We first focus on the fragment with guarded negations but without inductive predicates, on which we can compare Astral with cvc5. We have prepared a set of 1000 entailments of the form \(\varphi \,\models \,\psi \) which are generated as random binary trees with depth 8 over 8 variables with the only atoms being pointer assertions. To reduce the number of trivial instances, we only generated formulae for which \(\textsf{vars}(\psi ) \subseteq \textsf{vars}(\varphi )\) and Astral cannot deduce contradiction from their SL-graphs. To avoid any suspicion that the difference is caused by better performance of the backend solver rather than the design of our translation, we used Astral with the \(\textsc {cvc5} \) backend and direct set encoding (with Bitwuzla and bitvector encoding, our results would be even better). The results are given in Fig. 4a and suggest that our treatment of guarded negations really brings a better performance—Astral can solve all the instances and almost all of them under 10 seconds. On the other hand, cvc5 timed out in 61 cases and is usually slower than Astral, in particular on satisfiable formulae which represent invalid entailments.

In the second experiment, we compared our solver with GRASShopper on the fragment which it supports, i.e., arbitrary nesting of conjunctions and disjunctions. We again generated 1000 entailments, this time with depth 6, 6 variables and with atoms being singly-linked lists (with 20 % probability) or pointer-assertions. The results are given in Fig. 4b. Astral ran out of memory in 5 cases, and GRASShopper timed out in 10 cases. In summary, Astral is faster on more than 80 % of the formulae with an almost 3 times lesser running time.

Finally, to illustrate that Astral can indeed handle formulae out of the fragments of all the other mentioned tools, we apply it on an entailment query that involves the formula mentioned at the end of the introduction: \(((\textsf{sls}(x,y) \wedge \lnot (\textsf{sls}(x,z) *\textsf{sls}(z,y))) *y \mapsto z)\,\models \,\textsf{sls}(x,z),\) converted to an unsatisfiability query. Astral resolves the query in 0.12 s. Note that without the requirement \(\lnot (\textsf{sls}(x,z) *\textsf{sls}(z,y))\), the entailment does not hold as a cycle may be closed in the heap.

Fig. 4.
figure 4

A comparison of Astral with cvc5 and GRASShopper on randomly generated formulae. Times are in seconds, axes are logarithmic. The timeout was set to 60 s.

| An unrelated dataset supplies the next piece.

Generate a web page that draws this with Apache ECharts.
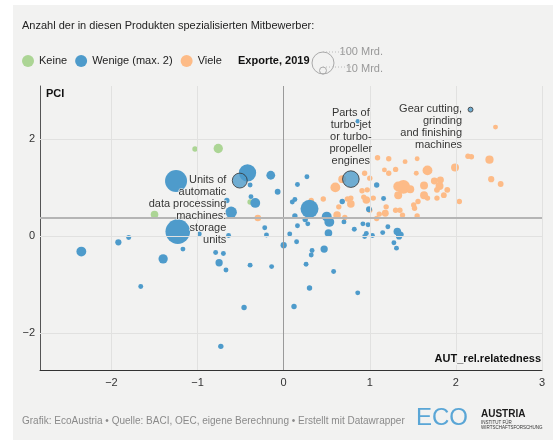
<!DOCTYPE html>
<html>
<head>
<meta charset="utf-8">
<script src="https://cdn.jsdelivr.net/npm/echarts@6/dist/echarts.min.js"></script>
<style>
html,body{margin:0;padding:0;background:#fff;}
#chart{width:553px;height:441px;}
</style>
</head>
<body>
<div id="chart"></div>
<script>
// ---- data (x = AUT_rel.relatedness, y = PCI, v = exports 2019 in Mrd.) ----
const keine = [
  [-1.03, 1.79, 6], [-0.76, 1.80, 18], [-1.50, 0.44, 12], [-0.39, 0.70, 6]
];
const wenige = [
  [-1.25, 1.13, 100], [-0.42, 1.30, 62], [-0.39, 1.05, 5], [-0.15, 1.25, 16],
  [-0.07, 0.91, 7], [-0.38, 0.81, 5], [-0.33, 0.68, 20], [-0.61, 0.49, 27],
  [-0.66, 0.73, 6], [-1.23, 0.09, 125], [-0.22, 0.17, 5], [-0.20, 0.02, 5],
  [0.00, -0.19, 8], [0.07, 0.04, 5], [-0.64, 0.01, 5], [-0.98, 0.04, 5],
  [-1.80, -0.03, 5], [-1.92, -0.13, 8], [-2.35, -0.32, 20], [-1.17, -0.27, 5],
  [-0.79, -0.34, 5], [-0.70, -0.36, 5], [-1.40, -0.47, 18], [-0.75, -0.55, 11],
  [-0.67, -0.70, 5], [-0.39, -0.60, 5], [-0.14, -0.63, 5], [-1.66, -1.04, 5],
  [-0.46, -1.47, 6], [-0.73, -2.27, 6], [0.86, 2.36, 4], [0.27, 1.22, 5],
  [0.16, 1.06, 5], [1.08, 1.05, 6], [1.16, 0.77, 5], [0.99, 0.55, 7],
  [0.68, 0.71, 6], [0.30, 0.56, 67], [0.13, 0.75, 5], [0.10, 0.70, 5],
  [0.13, 0.41, 6], [0.25, 0.34, 6], [0.28, 0.25, 5], [0.16, 0.21, 5],
  [0.50, 0.40, 20], [0.53, 0.29, 20], [0.52, 0.06, 12], [0.70, 0.29, 5],
  [0.82, 0.14, 5], [0.92, 0.25, 5], [0.98, 0.23, 5], [0.96, 0.05, 5],
  [0.94, -0.01, 5], [1.03, 0.01, 5], [1.21, 0.19, 5], [1.15, 0.07, 5],
  [1.32, 0.09, 12], [1.34, 0.04, 8], [1.36, 0.03, 7], [1.34, -0.01, 8],
  [1.28, -0.14, 5], [1.31, -0.25, 5], [0.15, -0.12, 5], [0.33, -0.30, 5],
  [0.32, -0.39, 5], [0.47, -0.27, 11], [0.26, -0.58, 5], [0.58, -0.73, 5],
  [0.30, -1.07, 6], [0.86, -1.17, 5], [0.12, -1.45, 6]
];
const viele = [
  [2.46, 2.24, 5], [1.09, 1.61, 6], [1.22, 1.59, 6], [1.41, 1.53, 5],
  [1.55, 1.59, 5], [2.14, 1.64, 6], [2.18, 1.63, 6], [2.39, 1.57, 14],
  [1.99, 1.41, 13], [1.67, 1.35, 20], [1.17, 1.36, 5], [1.30, 1.37, 6],
  [1.22, 1.29, 6], [0.94, 1.29, 6], [1.54, 1.29, 5], [2.41, 1.17, 8],
  [2.52, 1.07, 7], [1.00, 1.19, 6], [0.68, 1.17, 13], [0.60, 1.00, 20],
  [1.39, 1.01, 38], [1.33, 1.02, 20], [1.47, 0.96, 13], [1.33, 0.84, 13],
  [1.63, 1.04, 13], [1.75, 1.13, 10], [1.82, 1.15, 10], [1.81, 1.03, 13],
  [1.78, 0.95, 7], [1.90, 0.95, 7], [1.86, 0.84, 7], [1.78, 0.78, 6],
  [1.63, 0.84, 13], [1.67, 0.78, 6], [1.56, 0.71, 6], [1.51, 0.64, 6],
  [1.52, 0.57, 6], [1.55, 0.41, 6], [2.04, 0.71, 6], [1.35, 0.53, 6],
  [1.30, 0.53, 6], [1.38, 0.43, 6], [1.18, 0.47, 10], [1.19, 0.60, 6],
  [1.11, 0.45, 6], [1.08, 0.36, 6], [1.00, 0.53, 6], [0.96, 0.74, 12],
  [1.04, 0.78, 6], [0.91, 0.93, 6], [0.97, 0.95, 6], [0.93, 0.80, 6],
  [0.78, 0.78, 6], [0.74, 0.76, 6], [0.78, 0.66, 12], [0.64, 0.60, 6],
  [0.62, 0.43, 12], [0.71, 0.38, 6], [0.46, 0.76, 6], [0.32, 0.73, 6],
  [-0.30, 0.37, 9]
];
const highlighted = [[-0.51, 1.14, 46], [0.78, 1.17, 57], [2.17, 2.60, 5]];
const highlightLabels = [
  "Units of\nautomatic\ndata processing\nmachines:\nstorage\nunits",
  "Parts of\nturbo-jet\nor turbo-\npropeller\nengines",
  "Gear cutting,\ngrinding\nand finishing\nmachines"
];
const seriesNames = ["Keine", "Wenige (max. 2)", "Viele"];
const xTicks = [-2, -1, 0, 1, 2, 3];
const yTicks = [-2, 0, 2];
const xRange = [-2.83, 3];
const yRange = [-2.757, 3.086];
const refX = 0;
const refY = 0.37;
const sizeLegend = [100, 10];
const sizeLegendLabels = ["100 Mrd.", "10 Mrd."];
const titleText = "Anzahl der in diesen Produkten spezialisierten Mitbewerber:";
const sizeTitle = "Exporte, 2019";
const footerText = "Grafik: EcoAustria \u2022 Quelle: BACI, OEC, eigene Berechnung \u2022 Erstellt mit Datawrapper";

// ---- styling / build ----
const C_GREEN = '#acd595', C_BLUE = '#4e9bcb', C_ORANGE = '#fdbb87';
const BG = '#f2f2f1';
const FONT = '"Liberation Sans", Arial, Helvetica, sans-serif';
const K = 1.1; // radius per sqrt(Mrd.)
const sizeFn = v => 2 * K * Math.sqrt(v[2]);
const minus = v => String(v).replace('-', '\u2212');

const labelBase = {
  show: true, color: '#000', fontSize: 11, lineHeight: 12, fontFamily: FONT,
  textBorderColor: BG, textBorderWidth: 1.5
};
const labelPlacement = [
  (r) => ({ position: [-5.5, r - 6], align: 'right', verticalAlign: 'top' }),
  (r) => ({ position: 'top', distance: 3, align: 'center' }),
  (r) => ({ position: [-5.5, r - 6], align: 'right', verticalAlign: 'top' })
];
const highlightData = highlighted.map((p, i) => {
  const r = K * Math.sqrt(p[2]);
  return {
    value: p,
    label: Object.assign({}, labelBase, { formatter: highlightLabels[i] }, labelPlacement[i](r))
  };
});

const gridLineStyle = { color: '#e1e1e0', width: 1, type: 'solid' };
const gridMarks = []
  .concat(xTicks.filter(t => t !== refX).map(t => ({ xAxis: t, lineStyle: gridLineStyle })))
  .concat(yTicks.map(t => ({ yAxis: t, lineStyle: gridLineStyle })));
const refMarks = [
  { xAxis: refX, lineStyle: { color: '#9a9a9a', width: 1, type: 'solid' } },
  { yAxis: refY, lineStyle: { color: '#b5b5b5', width: 2, type: 'solid' } }
];

const pointSeries = (name, data, color, z) => ({
  name, type: 'scatter', data, symbolSize: sizeFn, z,
  itemStyle: { color, opacity: 1 },
  emphasis: { disabled: true }
});

const bigR = K * Math.sqrt(sizeLegend[0]);
const smallR = K * Math.sqrt(sizeLegend[1]);
const cx = 323, cBottom = 74;

const option = {
  animation: false,
  backgroundColor: '#ffffff',
  textStyle: { fontFamily: FONT },
  grid: { left: 40, right: 11, top: 86, bottom: 71, containLabel: false },
  legend: {
    data: seriesNames,
    left: 22, top: 55,
    icon: 'circle', itemWidth: 12, itemHeight: 12, itemGap: 8,
    padding: 0,
    textStyle: { fontSize: 11, color: '#222', fontFamily: FONT },
    selectedMode: false
  },
  xAxis: {
    type: 'value', min: xRange[0], max: xRange[1],
    axisLine: { show: true, onZero: false, lineStyle: { color: '#333', width: 1 } },
    axisTick: { show: false, customValues: xTicks },
    axisLabel: { customValues: xTicks, formatter: minus, color: '#333', fontSize: 11, margin: 7, fontFamily: FONT },
    splitLine: { show: false }
  },
  yAxis: {
    type: 'value', min: yRange[0], max: yRange[1],
    axisLine: { show: true, onZero: false, lineStyle: { color: '#555', width: 1 } },
    axisTick: { show: false, customValues: yTicks },
    axisLabel: { customValues: yTicks, formatter: minus, color: '#333', fontSize: 11, margin: 5, fontFamily: FONT },
    splitLine: { show: false }
  },
  series: [
    {
      type: 'scatter', data: [], z: 1, silent: true,
      markLine: { silent: true, symbol: ['none', 'none'], label: { show: false }, data: gridMarks, animation: false }
    },
    {
      type: 'scatter', data: [], z: 1.5, silent: true,
      markLine: { silent: true, symbol: ['none', 'none'], label: { show: false }, data: refMarks, animation: false }
    },
    pointSeries(seriesNames[2], viele, C_ORANGE, 2),
    pointSeries(seriesNames[0], keine, C_GREEN, 3),
    pointSeries(seriesNames[1], wenige, C_BLUE, 4),
    {
      type: 'scatter', data: highlightData, symbolSize: sizeFn, z: 6,
      itemStyle: { color: C_BLUE, borderColor: '#333', borderWidth: 1 },
      emphasis: { disabled: true }
    }
  ],
  graphic: [
    { type: 'rect', z: -100, silent: true, shape: { x: 13, y: 5, width: 540, height: 435 }, style: { fill: BG } },
    { type: 'text', z: 10, left: 22, top: 20, style: { text: titleText, fontSize: 11, fill: '#222', font: '11px ' + FONT } },
    { type: 'text', z: 10, left: 238, top: 55, style: { text: sizeTitle, fill: '#111', font: 'bold 11px ' + FONT } },
    { type: 'circle', z: 10, shape: { cx: cx, cy: cBottom - bigR, r: bigR }, style: { fill: 'none', stroke: '#aaa', lineWidth: 1 } },
    { type: 'circle', z: 10, shape: { cx: cx, cy: cBottom - smallR, r: smallR }, style: { fill: 'none', stroke: '#aaa', lineWidth: 1 } },
    { type: 'line', z: 10, shape: { x1: cx, y1: cBottom - 2 * bigR, x2: 348, y2: cBottom - 2 * bigR }, style: { stroke: '#bbb', lineWidth: 1, lineDash: [1, 2] } },
    { type: 'line', z: 10, shape: { x1: cx, y1: cBottom - 2 * smallR, x2: 352, y2: cBottom - 2 * smallR }, style: { stroke: '#bbb', lineWidth: 1, lineDash: [1, 2] } },
    { type: 'text', z: 10, right: 553 - 383, top: 46, style: { text: sizeLegendLabels[0], fill: '#999', font: '11px ' + FONT, align: 'right' } },
    { type: 'text', z: 10, right: 553 - 383, top: 63, style: { text: sizeLegendLabels[1], fill: '#999', font: '11px ' + FONT, align: 'right' } },
    { type: 'text', z: 10, left: 46, top: 88, style: { text: 'PCI', fill: '#111', font: 'bold 11px ' + FONT } },
    { type: 'text', z: 10, right: 11, top: 352, style: { text: 'AUT_rel.relatedness', fill: '#111', font: 'bold 11px ' + FONT, textBorderColor: BG, textBorderWidth: 2 } },
    { type: 'text', z: 10, left: 22, top: 416, style: { text: footerText, fill: '#8a8a8a', font: '10px ' + FONT } },
    { type: 'text', z: 10, left: 416, top: 406, style: { text: 'ECO', fill: '#5aa6d6', font: '300 24px ' + FONT } },
    { type: 'text', z: 10, left: 481, top: 409, style: { text: 'AUSTRIA', fill: '#1a1a1a', font: 'bold 10px ' + FONT, letterSpacing: 1.8 } },
    { type: 'text', z: 10, left: 481, top: 420, style: { text: 'INSTITUT F\u00dcR', fill: '#333', font: '4.5px ' + FONT } },
    { type: 'text', z: 10, left: 481, top: 425, style: { text: 'WIRTSCHAFTSFORSCHUNG', fill: '#333', font: '4.5px ' + FONT } }
  ]
};

const chart = echarts.init(document.getElementById('chart'), null, { renderer: 'canvas' });
chart.setOption(option);
</script>
</body>
</html>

8 Conclusions and Future Work

We have presented a novel decision procedure based on a small-model property and translation to SMT. Our experiments have shown very promising results, especially for formulae with rich boolean structure for which our decision procedure outperforms other approaches (apart from being able to solve more formulae).

In the future, we would like to extend our approach with some class of user-defined inductive predicates, with more complex spatial connectives such as septractions and/or magic wands, consider a lazy and/or interactive translation instead of the current eager approach, and try Astral within some SL-based program analyser.